> **Work to be completed**: Find the lines that contain the word "this" and copy each one.
## BEGIN
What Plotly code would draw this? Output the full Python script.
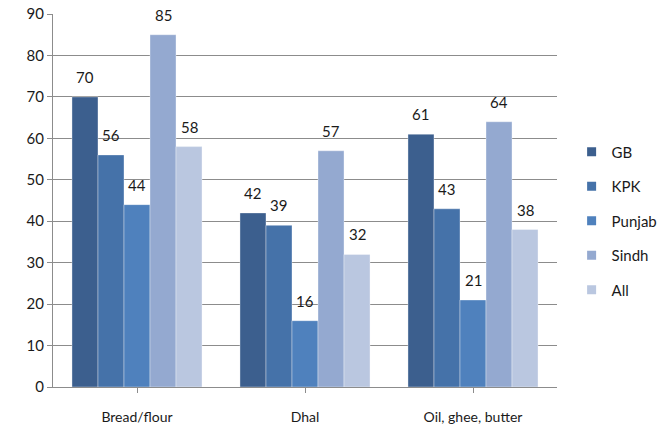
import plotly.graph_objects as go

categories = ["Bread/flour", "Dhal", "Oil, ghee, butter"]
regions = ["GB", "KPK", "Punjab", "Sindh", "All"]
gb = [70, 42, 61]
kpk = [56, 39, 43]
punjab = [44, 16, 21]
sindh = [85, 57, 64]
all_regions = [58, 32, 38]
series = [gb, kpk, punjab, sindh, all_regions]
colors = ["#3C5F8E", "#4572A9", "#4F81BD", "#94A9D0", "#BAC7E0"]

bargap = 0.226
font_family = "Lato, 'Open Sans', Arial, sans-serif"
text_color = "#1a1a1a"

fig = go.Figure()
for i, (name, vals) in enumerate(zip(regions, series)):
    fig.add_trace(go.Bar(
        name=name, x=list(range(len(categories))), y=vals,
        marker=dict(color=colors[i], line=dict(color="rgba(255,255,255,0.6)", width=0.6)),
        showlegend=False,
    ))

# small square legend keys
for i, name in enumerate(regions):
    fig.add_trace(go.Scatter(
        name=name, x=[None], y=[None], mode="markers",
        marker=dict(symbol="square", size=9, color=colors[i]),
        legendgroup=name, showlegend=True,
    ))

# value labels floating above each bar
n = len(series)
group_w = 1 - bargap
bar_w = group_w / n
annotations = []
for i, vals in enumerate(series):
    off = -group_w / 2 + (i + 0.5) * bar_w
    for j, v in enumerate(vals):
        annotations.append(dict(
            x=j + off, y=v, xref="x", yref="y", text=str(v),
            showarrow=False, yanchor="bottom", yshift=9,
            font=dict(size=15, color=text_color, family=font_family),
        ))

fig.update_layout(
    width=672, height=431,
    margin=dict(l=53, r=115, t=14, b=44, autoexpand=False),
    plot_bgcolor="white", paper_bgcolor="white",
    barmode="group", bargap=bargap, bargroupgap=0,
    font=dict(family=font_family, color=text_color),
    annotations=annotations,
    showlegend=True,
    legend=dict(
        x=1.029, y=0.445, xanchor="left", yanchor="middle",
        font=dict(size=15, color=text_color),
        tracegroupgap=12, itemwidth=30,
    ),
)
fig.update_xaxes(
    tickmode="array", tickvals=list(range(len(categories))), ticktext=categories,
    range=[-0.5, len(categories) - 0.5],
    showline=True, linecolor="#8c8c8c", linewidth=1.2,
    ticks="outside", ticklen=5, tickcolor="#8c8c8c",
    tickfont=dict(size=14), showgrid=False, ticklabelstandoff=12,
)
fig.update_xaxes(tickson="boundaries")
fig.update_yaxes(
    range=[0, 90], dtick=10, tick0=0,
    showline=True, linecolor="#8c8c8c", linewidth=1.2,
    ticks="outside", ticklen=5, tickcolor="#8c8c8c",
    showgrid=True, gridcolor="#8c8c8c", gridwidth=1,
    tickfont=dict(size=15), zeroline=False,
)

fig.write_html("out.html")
## END
## BEGIN
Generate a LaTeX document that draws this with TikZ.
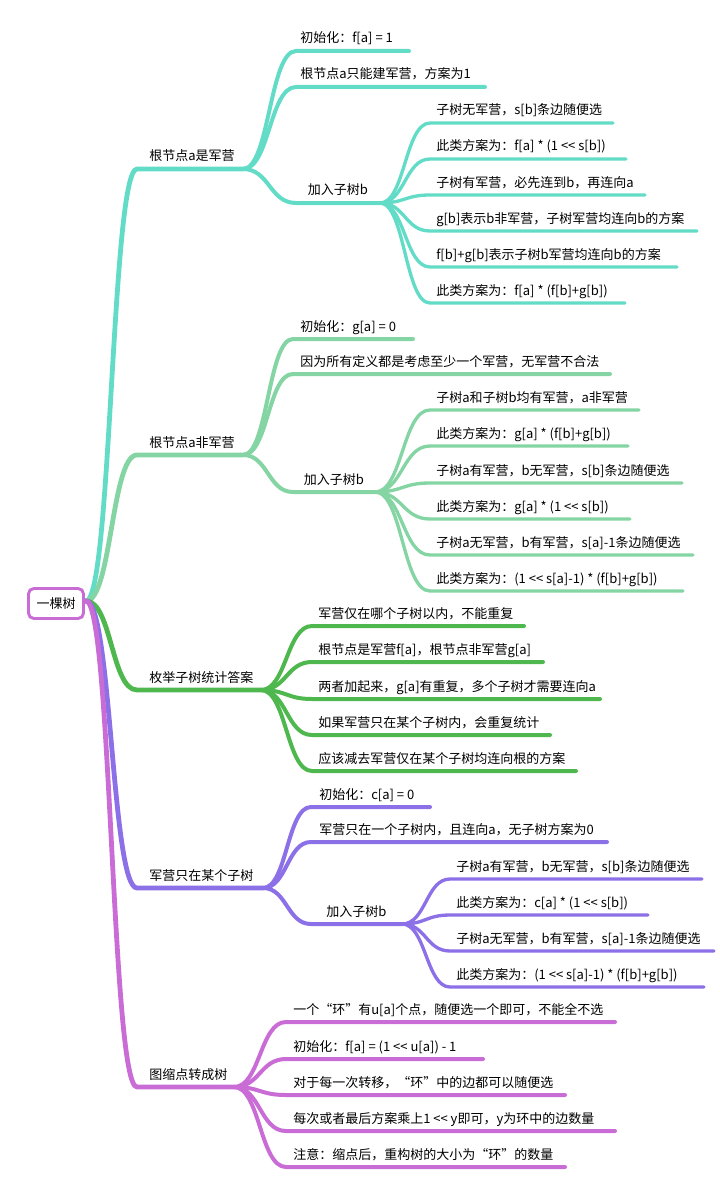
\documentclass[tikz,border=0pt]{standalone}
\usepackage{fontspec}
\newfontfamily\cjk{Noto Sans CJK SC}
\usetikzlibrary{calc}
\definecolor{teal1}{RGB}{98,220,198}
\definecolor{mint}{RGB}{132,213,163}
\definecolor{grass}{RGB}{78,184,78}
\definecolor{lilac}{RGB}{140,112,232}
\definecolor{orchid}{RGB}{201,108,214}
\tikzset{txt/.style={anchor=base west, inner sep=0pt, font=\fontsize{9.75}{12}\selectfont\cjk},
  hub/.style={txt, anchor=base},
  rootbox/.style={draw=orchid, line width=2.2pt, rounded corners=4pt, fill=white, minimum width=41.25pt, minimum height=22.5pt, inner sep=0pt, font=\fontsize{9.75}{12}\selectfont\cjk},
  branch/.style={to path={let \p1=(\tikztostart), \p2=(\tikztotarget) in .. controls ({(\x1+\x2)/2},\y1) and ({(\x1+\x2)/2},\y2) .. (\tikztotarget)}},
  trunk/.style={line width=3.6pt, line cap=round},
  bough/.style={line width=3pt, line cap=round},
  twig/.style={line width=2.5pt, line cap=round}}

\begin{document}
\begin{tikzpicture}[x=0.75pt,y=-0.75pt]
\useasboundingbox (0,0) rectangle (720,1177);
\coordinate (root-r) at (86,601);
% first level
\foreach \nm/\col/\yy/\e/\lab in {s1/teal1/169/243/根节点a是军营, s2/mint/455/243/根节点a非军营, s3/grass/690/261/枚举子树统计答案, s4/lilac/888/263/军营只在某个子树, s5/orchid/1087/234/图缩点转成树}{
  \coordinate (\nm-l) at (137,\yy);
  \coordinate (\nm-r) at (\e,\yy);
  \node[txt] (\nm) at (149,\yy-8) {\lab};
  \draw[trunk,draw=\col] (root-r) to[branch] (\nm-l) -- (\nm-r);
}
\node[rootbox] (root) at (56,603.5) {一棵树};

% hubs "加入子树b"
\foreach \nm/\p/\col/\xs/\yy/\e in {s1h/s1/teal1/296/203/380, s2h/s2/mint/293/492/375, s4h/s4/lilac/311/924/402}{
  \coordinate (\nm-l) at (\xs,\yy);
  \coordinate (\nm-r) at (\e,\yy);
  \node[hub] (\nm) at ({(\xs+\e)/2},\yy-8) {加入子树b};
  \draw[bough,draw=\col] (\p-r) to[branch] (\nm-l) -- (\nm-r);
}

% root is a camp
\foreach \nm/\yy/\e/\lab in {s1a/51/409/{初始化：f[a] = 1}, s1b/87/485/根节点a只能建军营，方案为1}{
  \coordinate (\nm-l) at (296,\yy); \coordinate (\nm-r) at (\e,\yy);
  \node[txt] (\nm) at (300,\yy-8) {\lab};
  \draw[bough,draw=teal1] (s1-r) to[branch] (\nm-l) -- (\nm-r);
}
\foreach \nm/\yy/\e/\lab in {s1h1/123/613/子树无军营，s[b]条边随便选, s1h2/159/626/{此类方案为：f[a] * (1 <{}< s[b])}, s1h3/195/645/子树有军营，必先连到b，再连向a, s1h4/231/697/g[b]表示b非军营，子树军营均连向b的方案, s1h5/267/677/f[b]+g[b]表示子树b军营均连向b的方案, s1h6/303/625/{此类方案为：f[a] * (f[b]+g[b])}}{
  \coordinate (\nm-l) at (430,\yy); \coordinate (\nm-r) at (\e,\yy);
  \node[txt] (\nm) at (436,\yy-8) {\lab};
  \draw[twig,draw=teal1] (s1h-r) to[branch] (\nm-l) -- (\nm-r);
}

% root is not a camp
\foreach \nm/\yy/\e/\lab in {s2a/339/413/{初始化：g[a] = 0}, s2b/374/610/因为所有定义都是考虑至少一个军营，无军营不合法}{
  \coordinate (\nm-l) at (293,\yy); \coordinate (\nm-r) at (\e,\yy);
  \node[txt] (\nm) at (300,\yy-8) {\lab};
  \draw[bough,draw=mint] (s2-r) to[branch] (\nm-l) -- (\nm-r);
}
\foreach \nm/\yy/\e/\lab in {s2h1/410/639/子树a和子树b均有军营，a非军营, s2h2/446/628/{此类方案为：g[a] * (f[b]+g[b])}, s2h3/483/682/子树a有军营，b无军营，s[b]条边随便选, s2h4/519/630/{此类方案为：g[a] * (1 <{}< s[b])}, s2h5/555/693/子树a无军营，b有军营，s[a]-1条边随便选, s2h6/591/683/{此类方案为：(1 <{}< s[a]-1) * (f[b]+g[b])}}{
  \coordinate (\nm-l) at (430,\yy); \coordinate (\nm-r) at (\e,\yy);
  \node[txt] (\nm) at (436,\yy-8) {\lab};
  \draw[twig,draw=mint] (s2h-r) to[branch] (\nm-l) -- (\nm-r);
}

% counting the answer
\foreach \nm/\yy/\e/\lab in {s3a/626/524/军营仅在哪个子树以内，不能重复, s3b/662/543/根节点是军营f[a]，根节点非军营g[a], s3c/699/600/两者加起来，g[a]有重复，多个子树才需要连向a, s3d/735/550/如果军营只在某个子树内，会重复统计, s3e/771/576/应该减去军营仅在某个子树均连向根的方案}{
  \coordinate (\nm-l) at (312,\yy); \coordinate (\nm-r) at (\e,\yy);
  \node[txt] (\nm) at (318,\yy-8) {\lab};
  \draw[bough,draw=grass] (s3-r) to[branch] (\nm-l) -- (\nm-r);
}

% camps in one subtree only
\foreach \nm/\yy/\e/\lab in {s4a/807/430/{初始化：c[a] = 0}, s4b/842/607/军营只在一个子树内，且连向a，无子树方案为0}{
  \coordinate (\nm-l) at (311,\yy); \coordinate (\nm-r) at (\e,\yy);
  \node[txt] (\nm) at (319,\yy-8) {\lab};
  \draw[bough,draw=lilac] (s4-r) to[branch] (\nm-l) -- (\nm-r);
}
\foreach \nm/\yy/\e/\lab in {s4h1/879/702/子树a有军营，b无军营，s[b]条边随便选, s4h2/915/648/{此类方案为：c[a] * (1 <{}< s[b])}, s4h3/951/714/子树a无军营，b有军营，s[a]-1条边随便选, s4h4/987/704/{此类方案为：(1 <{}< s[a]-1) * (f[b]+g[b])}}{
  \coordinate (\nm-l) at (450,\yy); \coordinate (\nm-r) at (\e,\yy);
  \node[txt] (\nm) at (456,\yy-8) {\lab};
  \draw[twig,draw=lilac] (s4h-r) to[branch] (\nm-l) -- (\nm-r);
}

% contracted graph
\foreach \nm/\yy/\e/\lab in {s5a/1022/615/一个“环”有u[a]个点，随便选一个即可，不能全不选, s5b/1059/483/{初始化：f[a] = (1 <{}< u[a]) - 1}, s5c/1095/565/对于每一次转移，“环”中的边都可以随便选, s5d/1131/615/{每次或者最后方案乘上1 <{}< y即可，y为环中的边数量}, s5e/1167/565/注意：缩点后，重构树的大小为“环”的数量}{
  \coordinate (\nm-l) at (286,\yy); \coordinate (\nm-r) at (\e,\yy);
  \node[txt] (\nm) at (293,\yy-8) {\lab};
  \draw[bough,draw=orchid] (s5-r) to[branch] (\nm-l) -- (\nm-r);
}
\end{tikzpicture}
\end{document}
## END
> **Exercise response**:
What Plotly code would draw this? Output the full Python script.
Generate a LaTeX document that draws this with TikZ.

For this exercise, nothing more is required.